Girls play games, I don't believe in playing games, but to say that I am not guilty of playing games would make me a liar. Hahaha! I don't even realize I am playing games half the time. I am bad that way! Hahaha! That's what 13 years of getting put in the friend zone will do to you. Unconscious game playing. Which is ironic because the friend zone was created by girls, then you have to play their games to not end up in the friend zone, which brands you as a player, the true way to attract a girl is to not be interested, they can intuitively tell when you aren't interested and they're interested. It's all such a hassle and a headache that it makes dating so unappealing, I hear girls (when confronted with this topic) say all the time "Oh, I don't play games." Um... Sorry honey... Girls play games... Look at the garden of Eden... Girls have been playing games since back in the day, it's their nature. :) Nice guys finish happy, successful, fulfilled, grateful and overjoyed, and there is peace in that. :D

Knowing that "The girl" is not anyone in my life as of today and that there are no possible candidates at this present moment makes me so giddy and relieved. That added mystery and surprise to everything. Now there is this ominous and somewhat impending commitment looming in the future that I see as an excited, love-filled form of inevitability and fate, I am not being a cynic or a pessimist, a misogynist or jaded, don't get me wrong, I am excited for "The chick," I will exceed EVERY expectation she has for an eternal companion, but as for right now, I am good on it and enjoying now. It'll happen when it does. To see how this next phase unravels in this department will be beautiful. It'll be so cool looking back on this phase :) This is exciting!

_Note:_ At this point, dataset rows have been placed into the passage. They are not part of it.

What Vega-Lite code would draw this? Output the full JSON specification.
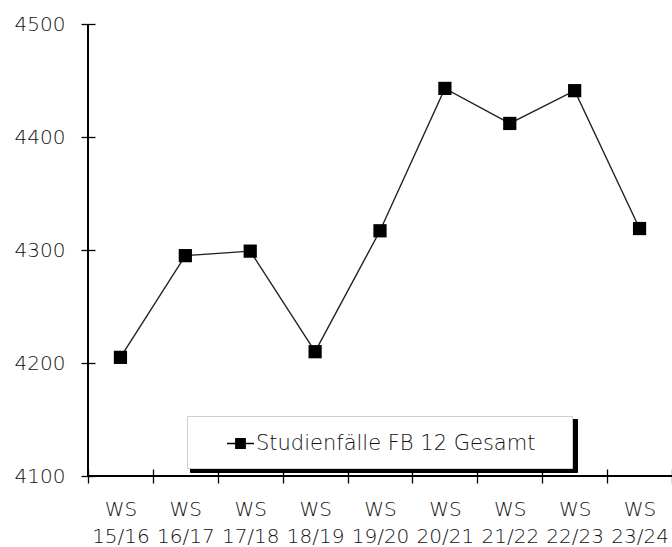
{
  "$schema": "https://vega.github.io/schema/vega-lite/v6.json",
  "width": 584,
  "height": 452,
  "autosize": {"type": "none"},
  "padding": {"left": 88, "top": 24, "right": 0, "bottom": 71},
  "background": "white",
  "config": {"view": {"stroke": null}, "font": "DejaVu Sans"},
  "data": {
    "values": [
      {"semester": "WS 15/16", "value": 4205},
      {"semester": "WS 16/17", "value": 4295},
      {"semester": "WS 17/18", "value": 4299},
      {"semester": "WS 18/19", "value": 4210},
      {"semester": "WS 19/20", "value": 4317},
      {"semester": "WS 20/21", "value": 4443},
      {"semester": "WS 21/22", "value": 4412},
      {"semester": "WS 22/23", "value": 4441},
      {"semester": "WS 23/24", "value": 4319}
    ]
  },
  "layer": [
    {
      "mark": {"type": "line", "strokeWidth": 1.4},
      "encoding": {
        "x": {
          "field": "semester", "type": "nominal", "sort": null,
          "scale": {"type": "band", "paddingInner": 0, "paddingOuter": 0},
          "axis": {
            "title": null, "labelAngle": 0, "labelAlign": "center", "bandPosition": 0.5,
            "tickBand": "extent", "offset": -7, "domain": false,
            "labelExpr": "split(datum.label, ' ')",
            "labelLineHeight": 27, "labelFontSize": 20, "labelFontWeight": 200, "labelColor": "#111",
            "labelPadding": 16, "tickSize": 14, "tickColor": "#000",
            "tickWidth": 1.3, "grid": false
          }
        },
        "y": {
          "field": "value", "type": "quantitative",
          "scale": {"domain": [4100, 4500], "nice": false, "zero": false},
          "axis": {
            "title": null, "values": [4100, 4200, 4300, 4400, 4500], "format": "d",
            "offset": -7, "domain": false,
            "labelFontSize": 20, "labelFontWeight": 200, "labelColor": "#111", "labelPadding": 16,
            "tickSize": 14, "tickColor": "#000",
            "tickWidth": 1.3, "grid": false
          }
        },
        "color": {
          "datum": "shadow",
          "scale": {"range": ["#222"]},
          "legend": {
            "orient": "none", "legendX": 102, "legendY": 395,
            "title": "\u00a0", "titleOrient": "left", "titleFontSize": 21, "titleFontWeight": 200, "titlePadding": 26,
            "padding": 14, "fillColor": "#000", "strokeColor": "#000",
            "labelExpr": "'Studienfälle FB 12 Gesamt\u00a0\u2800'",
            "labelFontSize": 21, "labelFontWeight": 200, "labelLimit": 500, "labelColor": "transparent", "labelOffset": 2,
            "symbolType": "M-1,-0.05H1V0.05H-1ZM-0.4,-0.4H0.4V0.4H-0.4Z", "symbolSize": 729,
            "symbolOpacity": 0
          }
        }
      }
    },
    {
      "mark": {"type": "point", "shape": "square", "filled": true, "size": 175, "color": "#000"},
      "encoding": {
        "x": {"field": "semester", "type": "nominal", "sort": null},
        "y": {"field": "value", "type": "quantitative"},
        "opacity": {
          "datum": "Studienfälle FB 12 Gesamt\u00a0\u2800",
          "type": "ordinal",
          "scale": {"range": [1, 1]},
          "legend": {
            "orient": "none", "legendX": 99, "legendY": 392,
            "title": "\u00a0", "titleOrient": "left", "titleFontSize": 21, "titleFontWeight": 200, "titlePadding": 26,
            "padding": 14, "fillColor": "white", "strokeColor": "#cfcfcf",
            "labelFontSize": 21, "labelFontWeight": 200, "labelLimit": 500, "labelColor": "#111", "labelOffset": 2,
            "symbolType": "M-1,-0.05H1V0.05H-1ZM-0.4,-0.4H0.4V0.4H-0.4Z", "symbolSize": 729,
            "symbolFillColor": "#000", "symbolStrokeColor": "#000", "symbolStrokeWidth": 0
          }
        }
      }
    },
    {
      "mark": {"type": "rule", "color": "#000", "strokeWidth": 1.3},
      "encoding": {"y": {"datum": 4100, "type": "quantitative"}}
    },
    {
      "mark": {"type": "rule", "color": "#000", "strokeWidth": 1.3},
      "encoding": {"x": {"datum": "WS 15/16", "type": "nominal", "bandPosition": 0}}
    }
  ]
}
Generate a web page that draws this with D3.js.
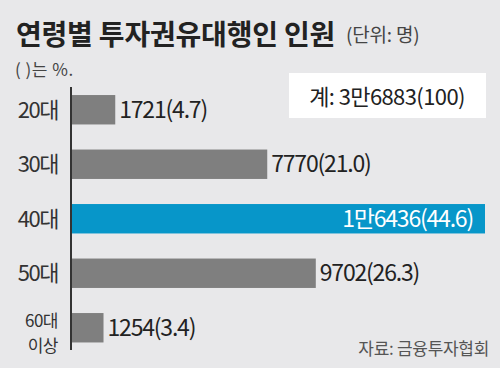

As for the other parts of life, I am pushing through school and I have a precise plan in place and my bases covered and I am working voraciously towards those goals. I will be moving into a new house, significantly increasing income, making a career change, taking my business up to a higher rank and level, investing into a couple different things, finishing school, simplifying my life, overhead and liabilities, reading more books, listening to more audios, and improving at all the important things. This next phase has begun... "The Chick" looms in the horizon with a question mark... I will hope, wish, and pray for her to come sometime in 2016 but I feel as though I am not THAT lucky.

Who am I!?!?! Where did my friend Kevin go?! Hahaha! He's in the bath, or playing guitar or freestyling :)

12 comments:

  1. You are good with words. I guess you know that if you freestyle, huh? :)

    Anyway... You are pretty amazing and the girl who gets to have you exceed her expectations is super lucky!

    So glad all is well and peaceful on the Kevin front.

    ReplyDelete
    Replies
    1. Kevin you have such a huge heart of passion and fill me with your words! You my friend, are a blessing! I have no doubt that whatever girl comes your way will be blessed definetly have her expectations exceeded!